Within employment law, mediation is a well-known intervention tool in conflicts and during illness. The mediation process has a number of characteristics such as voluntariness, confidentiality and impartiality. In labor conflicts, the question of whether voluntariness exists often arises. Voluntariness means that the parties agree to let the mediator guide them through the mediation process and that either party can terminate participation in the process if any party is no longer interested in mediation. This can also be called commitment, i.e., the parties must feel bound to reach a solution together in mediation.
The parties themselves can start mediation ad hoc. However, in employment law, mediation is often started on the advice of the company doctor or may be recommended by a judge. In such a case, the question can be asked whether there is commitment on the part of the parties, and if there is none, and mediation is not started, to what extent the noncooperation has an impact on a possible request for dissolution or the awarding of reasonable compensation. This question is particularly relevant because one of the core values of mediation is voluntariness. However, based on the standard of good employer, and good employeeship and the obligation to cooperate with reintegration obligations, there is an actual obligation to cooperate in mediation. Whether or not there is cooperation in mediation is taken into account by judges in their judgment. Based on case law, the following rules have been drawn up (also called the "Pel-vuistregels"):
- If, after unsuccessful mediation, one of the parties turns to the (subdistrict) court with a request to dissolve the employment contract, this request will be granted.
- An employer that refuses to accept a proposal for mediation or to attach conditions to it in advance, risks — if it is subsequently decided to terminate the contract — higher compensation on that ground.
- An employee who refuses to accept a proposal for mediation, risks — if it comes to that — termination of the employment contract and lower compensation.
- An employee who stalls over mediation or sets conditions for mediation risks losing their salary.

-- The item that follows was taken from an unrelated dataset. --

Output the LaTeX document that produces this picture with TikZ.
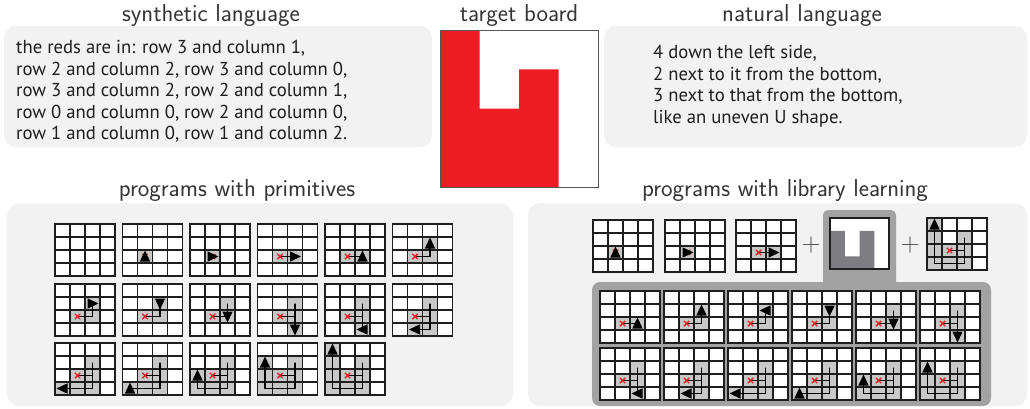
\documentclass[tikz,border=0pt]{standalone}
\usepackage{fontspec}
\newfontfamily\bodyfont{PT Sans}
\usepackage{tikz}
\usetikzlibrary{positioning}
\definecolor{panel}{HTML}{F2F2F2}
\definecolor{boardred}{HTML}{ED1C24}
\definecolor{visit}{HTML}{C8C8C8}
\definecolor{library}{HTML}{A3A2A3}
\definecolor{libshape}{HTML}{7E7E82}
\definecolor{ink}{HTML}{1E1E1E}

% 4x4 board: corner, visited cells, trail from the start, turtle cell, heading
\newcommand{\turtleboard}[5]{%
  \begin{scope}[shift={#1}, x=15pt, y=-13pt]
    \fill[white] (0,0) rectangle (4,4);
    \ifx\relax#2\relax\else\foreach \c/\r in {#2} {\fill[visited] (\c,\r) rectangle ++(1,1);}\fi
    \foreach \i in {1,2,3} {\draw[gridline] (\i,0) -- (\i,4) (0,\i) -- (4,\i);}
    \draw[gridline] (0,0) rectangle (4,4);
    \ifx\relax#4\relax\else
      \draw[trail] (1.5,2.5) #3;
      \draw[startmark] (1.5,2.5) +(-2.7pt,-2.7pt) -- +(2.7pt,2.7pt) +(-2.7pt,2.7pt) -- +(2.7pt,-2.7pt);
      \fill[turtle, shift={(#4)}, rotate=#5] (0pt,6pt) -- (-5.2pt,-5pt) -- (5.2pt,-5pt) -- cycle;
    \fi
  \end{scope}}

\begin{document}
\begin{tikzpicture}[x=1pt, y=-1pt,
  heading/.style={font=\sffamily\fontsize{24.5}{24.5}\selectfont, text=ink!90, anchor=base, inner sep=0pt},
  bodytext/.style={font=\bodyfont\fontsize{18.7}{21.6}\selectfont, text=ink, align=left, anchor=north west, inner sep=0pt},
  panelbox/.style={fill=panel, rounded corners=12pt},
  plus/.style={font=\sffamily\fontsize{26}{26}\selectfont, text=ink!80, inner sep=0pt},
  visited/.style={fill=visit},
  gridline/.style={draw=ink, line width=1.5pt},
  trail/.style={draw=black, line width=1.8pt},
  startmark/.style={draw=boardred, line width=1.4pt},
  turtle/.style={fill=black}]
\useasboundingbox (0,0) rectangle (1030,408);
% panels
\fill[panelbox] (4,26) rectangle (432,147);
\fill[panelbox] (604,26) rectangle (1027,147);
\fill[panelbox] (7,203) rectangle (513,406);
\fill[panelbox] (528,203) rectangle (1027,406);
% titles
\node[heading] (synth-title) at (211,21) {synthetic language};
\node[heading] (board-title) at (519,21) {target board};
\node[heading] (natural-title) at (802,21) {natural language};
\node[heading] (prim-title) at (237,196) {programs with primitives};
\node[heading] (lib-title) at (785,196) {programs with library learning};
% descriptions
\node[bodytext] (synth-text) at (16,40) {the reds are in: row 3 and column 1,\\
  row 2 and column 2, row 3 and column 0,\\
  row 3 and column 2, row 2 and column 1,\\
  row 0 and column 0, row 2 and column 0,\\
  row 1 and column 0, row 1 and column 2.};
\node[bodytext] (natural-text) at (653,45) {4 down the left side,\\
  2 next to it from the bottom,\\
  3 next to that from the bottom,\\
  like an uneven U shape.};
% target board
\begin{scope}[shift={(440,30)}, x=39.5pt, y=-39.25pt]
  \fill[white] (0,0) rectangle (4,4);
  \fill[boardred] (0,0) -- (1,0) -- (1,2) -- (2,2) -- (2,1) -- (3,1) -- (3,4) -- (0,4) -- cycle;
  \draw[ink!75, line width=0.8pt] (0,0) rectangle (4,4);
\end{scope}
% primitives
\turtleboard{(55,224)}{}{}{}{}
\turtleboard{(122.5,224)}{1/2}{}{1.5,2.5}{0}
\turtleboard{(190,224)}{1/2}{}{1.5,2.5}{-90}
\turtleboard{(257.5,224)}{1/2,2/2}{-- (2.5,2.5)}{2.5,2.5}{-90}
\turtleboard{(325,224)}{1/2,2/2}{-- (2.5,2.5)}{2.5,2.5}{0}
\turtleboard{(392.5,224)}{1/2,2/2,2/1}{-- (2.5,2.5) -- (2.5,1.5)}{2.5,1.5}{0}
\turtleboard{(55,284)}{1/2,2/2,2/1}{-- (2.5,2.5) -- (2.5,1.5)}{2.5,1.5}{-90}
\turtleboard{(122.5,284)}{1/2,2/2,2/1}{-- (2.5,2.5) -- (2.5,1.5)}{2.5,1.5}{180}
\turtleboard{(190,284)}{1/2,2/2,2/1}{-- (2.5,2.5) -- (2.5,1.5) -- (2.5,2.5)}{2.5,2.5}{180}
\turtleboard{(257.5,284)}{1/2,2/2,2/1,2/3}{-- (2.5,2.5) -- (2.5,1.5) -- (2.5,3.5)}{2.5,3.5}{180}
\turtleboard{(325,284)}{1/2,2/2,2/1,2/3}{-- (2.5,2.5) -- (2.5,1.5) -- (2.5,3.5)}{2.5,3.5}{90}
\turtleboard{(392.5,284)}{1/2,2/2,2/1,2/3,1/3}{-- (2.5,2.5) -- (2.5,1.5) -- (2.5,3.5) -- (1.5,3.5)}{1.5,3.5}{90}
\turtleboard{(55,343)}{1/2,2/2,2/1,2/3,1/3,0/3}{-- (2.5,2.5) -- (2.5,1.5) -- (2.5,3.5) -- (0.5,3.5)}{0.5,3.5}{90}
\turtleboard{(122.5,343)}{1/2,2/2,2/1,2/3,1/3,0/3}{-- (2.5,2.5) -- (2.5,1.5) -- (2.5,3.5) -- (0.5,3.5)}{0.5,3.5}{0}
\turtleboard{(190,343)}{1/2,2/2,2/1,2/3,1/3,0/3,0/2}{-- (2.5,2.5) -- (2.5,1.5) -- (2.5,3.5) -- (0.5,3.5) -- (0.5,2.5)}{0.5,2.5}{0}
\turtleboard{(257.5,343)}{1/2,2/2,2/1,2/3,1/3,0/3,0/2,0/1}{-- (2.5,2.5) -- (2.5,1.5) -- (2.5,3.5) -- (0.5,3.5) -- (0.5,1.5)}{0.5,1.5}{0}
\turtleboard{(325,343)}{1/2,2/2,2/1,2/3,1/3,0/3,0/2,0/1,0/0}{-- (2.5,2.5) -- (2.5,1.5) -- (2.5,3.5) -- (0.5,3.5) -- (0.5,0.5)}{0.5,0.5}{0}
% library learning
\fill[library, rounded corners=8pt] (592,282) rectangle (991,406);
\fill[library, rounded corners=5pt] (823,210) rectangle (896,295);
\begin{scope}[shift={(830,218)}, x=14.75pt, y=-12.75pt]
  \fill[white] (0,0) rectangle (4,4);
  \fill[libshape] (0,1) -- (1,1) -- (1,3) -- (2,3) -- (2,1) -- (3,1) -- (3,4) -- (0,4) -- cycle;
  \draw[ink, line width=1.3pt] (0,0) rectangle (4,4);
\end{scope}
\node[plus] (plus-a) at (811,245) {+};
\node[plus] (plus-b) at (910,245) {+};
\turtleboard{(593,220)}{1/2}{}{1.5,2.5}{0}
\turtleboard{(665,220)}{1/2}{}{1.5,2.5}{-90}
\turtleboard{(736,220)}{1/2,2/2}{-- (2.5,2.5)}{2.5,2.5}{-90}
\turtleboard{(927,218)}{1/2,2/2,2/1,2/3,1/3,0/3,0/2,0/1,0/0}{-- (2.5,2.5) -- (2.5,1.5) -- (2.5,3.5) -- (0.5,3.5) -- (0.5,0.5)}{0.5,0.5}{0}
\turtleboard{(600,291)}{1/2,2/2}{-- (2.5,2.5)}{2.5,2.5}{0}
\turtleboard{(664,291)}{1/2,2/2,2/1}{-- (2.5,2.5) -- (2.5,1.5)}{2.5,1.5}{0}
\turtleboard{(728,291)}{1/2,2/2,2/1}{-- (2.5,2.5) -- (2.5,1.5)}{2.5,1.5}{90}
\turtleboard{(792,291)}{1/2,2/2,2/1}{-- (2.5,2.5) -- (2.5,1.5)}{2.5,1.5}{180}
\turtleboard{(856,291)}{1/2,2/2,2/1}{-- (2.5,2.5) -- (2.5,1.5) -- (2.5,2.5)}{2.5,2.5}{180}
\turtleboard{(920,291)}{1/2,2/2,2/1,2/3}{-- (2.5,2.5) -- (2.5,1.5) -- (2.5,3.5)}{2.5,3.5}{180}
\turtleboard{(600,348)}{1/2,2/2,2/1,2/3}{-- (2.5,2.5) -- (2.5,1.5) -- (2.5,3.5)}{2.5,3.5}{90}
\turtleboard{(664,348)}{1/2,2/2,2/1,2/3,1/3}{-- (2.5,2.5) -- (2.5,1.5) -- (2.5,3.5) -- (1.5,3.5)}{1.5,3.5}{90}
\turtleboard{(728,348)}{1/2,2/2,2/1,2/3,1/3,0/3}{-- (2.5,2.5) -- (2.5,1.5) -- (2.5,3.5) -- (0.5,3.5)}{0.5,3.5}{90}
\turtleboard{(792,348)}{1/2,2/2,2/1,2/3,1/3,0/3}{-- (2.5,2.5) -- (2.5,1.5) -- (2.5,3.5) -- (0.5,3.5)}{0.5,3.5}{0}
\turtleboard{(856,348)}{1/2,2/2,2/1,2/3,1/3,0/3,0/2}{-- (2.5,2.5) -- (2.5,1.5) -- (2.5,3.5) -- (0.5,3.5) -- (0.5,2.5)}{0.5,2.5}{0}
\turtleboard{(920,348)}{1/2,2/2,2/1,2/3,1/3,0/3,0/2,0/1}{-- (2.5,2.5) -- (2.5,1.5) -- (2.5,3.5) -- (0.5,3.5) -- (0.5,1.5)}{0.5,1.5}{0}
\end{tikzpicture}
\end{document}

- An employer that obstructs mediation or sets conditions for mediation risks having to pay wages in a situation in which an employee does not perform work.
On the one hand, subdistrict courts dissolve employment relationships despite the absence of a disturbed working relationship, for example on the i-ground (a mix of reasons), taking into account whether the parties have invested in restoring trust through mediation.
It is also common for employees to call in sick when there is a conflict. If the parties subsequently fail to reach an agreement on settlement and the company doctor advises the parties to engage in talks with an independent third party, it is wise to do so. For example, the North Holland District Court ruled that an employer had to pay reasonable compensation of EUR 75,000 gross on top of the transition payment because it refused to initiate mediation even though the employee was willing to do so. In this situation, this amounted to approximately seven months' salary, whereas the transition payment was 1.5 months' salary.
On the other hand, employees cannot refuse mediation without consequence. The fourth rule above is confirmed in a judgment of the Rotterdam subdistrict court. The parties had a labor dispute. The employee reported sick and the company doctor subsequently advised the parties to start mediation. After a mediator was selected, the employee indicated that she was unable to start mediation due to her physical symptoms. The subdistrict court ruled that the employer was entitled to stop paying the salary as the employee could not demonstrate that she was unable to participate in mediation.
Based on case law, the legal standard of good employer and employee, and the obligation to cooperate with reintegration obligations, it can be concluded that not cooperating in mediation, showing initiative and showing willingness to mediate has consequences for parties in a conflict situation.
Mediation can, therefore, also be used strategically. This could have the effect that voluntariness and commitment are pushed into the background. In most cases, this will, however, not be an issue for a mediator. After all, a mediator notices quickly enough whether there is commitment and can, by means of interventions and questions, bring about a solution in a mediation where there is no commitment at the start.